(Records with drawing code)
'''
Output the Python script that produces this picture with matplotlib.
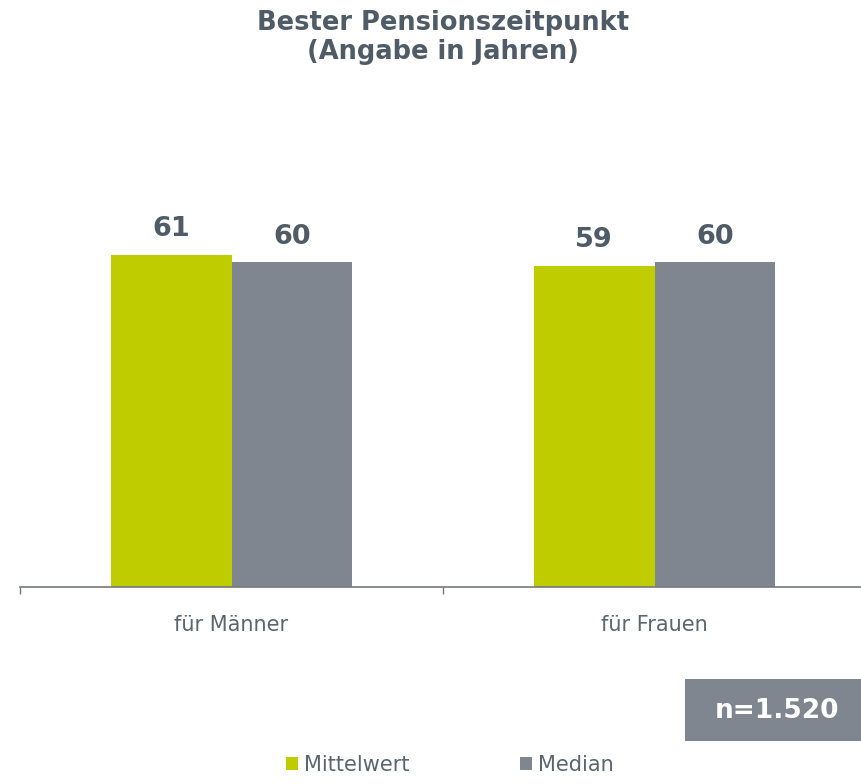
import matplotlib
matplotlib.use("Agg")
import matplotlib.pyplot as plt
from matplotlib.patches import Patch, Rectangle

categories = ["für Männer", "für Frauen"]
series_names = ["Mittelwert", "Median"]
mittelwert = [61.3, 59.3]
median = [60.0, 60.0]
title_lines = ["Bester Pensionszeitpunkt", "(Angabe in Jahren)"]
n_text = "n=1.520"

green = "#BFCC00"
grey = "#80868F"
textcol = "#4F5B66"
labelcol = "#5A6570"

plt.rcParams['font.family'] = ['DejaVu Sans']

W, H = 861, 784
fig = plt.figure(figsize=(W / 100, H / 100), dpi=100)
ax = fig.add_axes([20 / W, (H - 587) / H, 846 / W, 433 / H])

x = [0, 1]
bw = 0.286
b1 = ax.bar([i - bw / 2 for i in x], mittelwert, width=bw, color=green, label=series_names[0])
b2 = ax.bar([i + bw / 2 for i in x], median, width=bw, color=grey, label=series_names[1])

for bars, vals in ((b1, mittelwert), (b2, median)):
    for r, v in zip(bars, vals):
        ax.annotate(f"{round(v):d}", (r.get_x() + r.get_width() / 2, r.get_height()),
                    xytext=(0, 13.5), textcoords="offset points", ha="center", va="baseline",
                    fontsize=19.5, fontweight="bold", color=textcol)

ax.set_xlim(-0.5, 1.5)
ax.set_ylim(0, 80)
for s in ("top", "right", "left"):
    ax.spines[s].set_visible(False)
ax.spines["bottom"].set_color("#74797F")
ax.spines["bottom"].set_linewidth(1.2)
ax.set_yticks([])
ax.set_xticks([-0.5, 0.5, 1.5])
ax.set_xticklabels([])
ax.tick_params(axis="x", which="major", length=5, color="#74797F", width=1)
ax.set_xticks(x, minor=True)
ax.set_xticklabels(categories, minor=True)
ax.tick_params(axis="x", which="minor", length=0, pad=20, labelsize=15, labelcolor=labelcol)

fig.text(443 / W, 1 - 29.5 / H, title_lines[0], ha="center", va="baseline",
         fontsize=18.5, fontweight="bold", color=textcol)
fig.text(443 / W, 1 - 59 / H, title_lines[1], ha="center", va="baseline",
         fontsize=18.5, fontweight="bold", color=textcol)

fig.patches.append(Rectangle((685 / W, (H - 741) / H), 176 / W, 62 / H,
                             transform=fig.transFigure, facecolor=grey, edgecolor="none"))
fig.text(777 / W, 1 - 711 / H, n_text, ha="center", va="center",
         fontsize=19, fontweight="bold", color="white")

handles = [Patch(facecolor=green, edgecolor="none"), Patch(facecolor=grey, edgecolor="none")]
leg = fig.legend(handles, series_names, loc="center", bbox_to_anchor=(450 / W, 1 - 765 / H),
                 ncol=2, frameon=False, fontsize=15, handlelength=0.58, handleheight=0.58,
                 handletextpad=0.3, columnspacing=5.3, borderaxespad=0)
for t in leg.get_texts():
    t.set_color(labelcol)

fig.savefig("out.png", dpi=100)
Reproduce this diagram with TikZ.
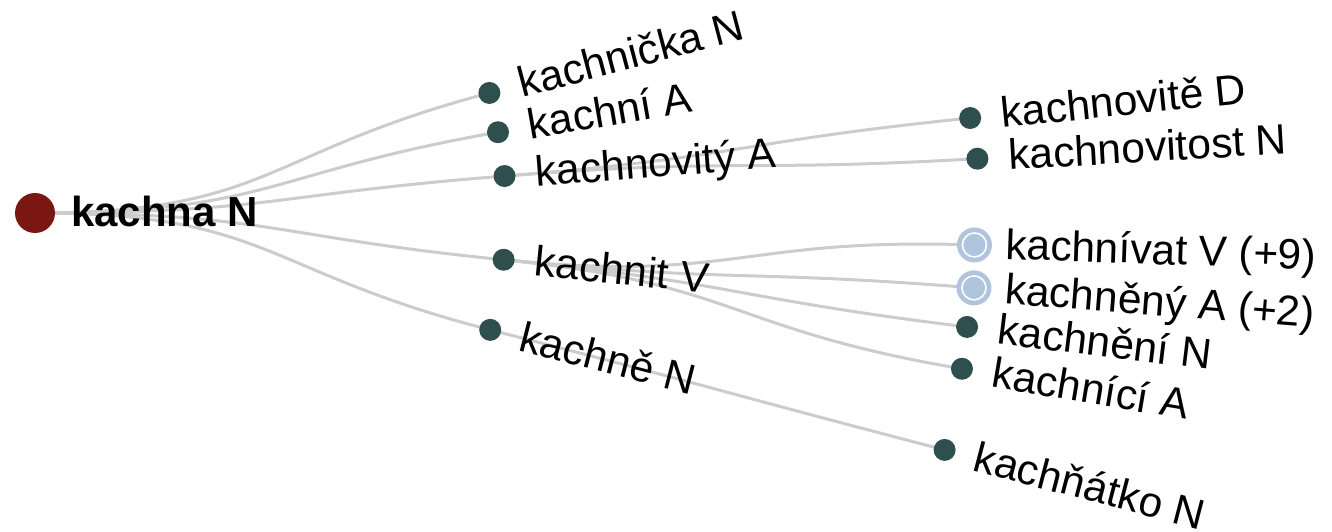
'''
Restate exactly, please, only the lines between the start of the data and the line containing "b2 = ax.bar([i", both ends included, skipping the pictures.

## The solution
Output the Python script that produces this picture with matplotlib.
import matplotlib
matplotlib.use("Agg")
import matplotlib.pyplot as plt
from matplotlib.patches import Patch, Rectangle

categories = ["für Männer", "für Frauen"]
series_names = ["Mittelwert", "Median"]
mittelwert = [61.3, 59.3]
median = [60.0, 60.0]
title_lines = ["Bester Pensionszeitpunkt", "(Angabe in Jahren)"]
n_text = "n=1.520"

green = "#BFCC00"
grey = "#80868F"
textcol = "#4F5B66"
labelcol = "#5A6570"

plt.rcParams['font.family'] = ['DejaVu Sans']

W, H = 861, 784
fig = plt.figure(figsize=(W / 100, H / 100), dpi=100)
ax = fig.add_axes([20 / W, (H - 587) / H, 846 / W, 433 / H])

x = [0, 1]
bw = 0.286
b1 = ax.bar([i - bw / 2 for i in x], mittelwert, width=bw, color=green, label=series_names[0])
b2 = ax.bar([i + bw / 2 for i in x], median, width=bw, color=grey, label=series_names[1])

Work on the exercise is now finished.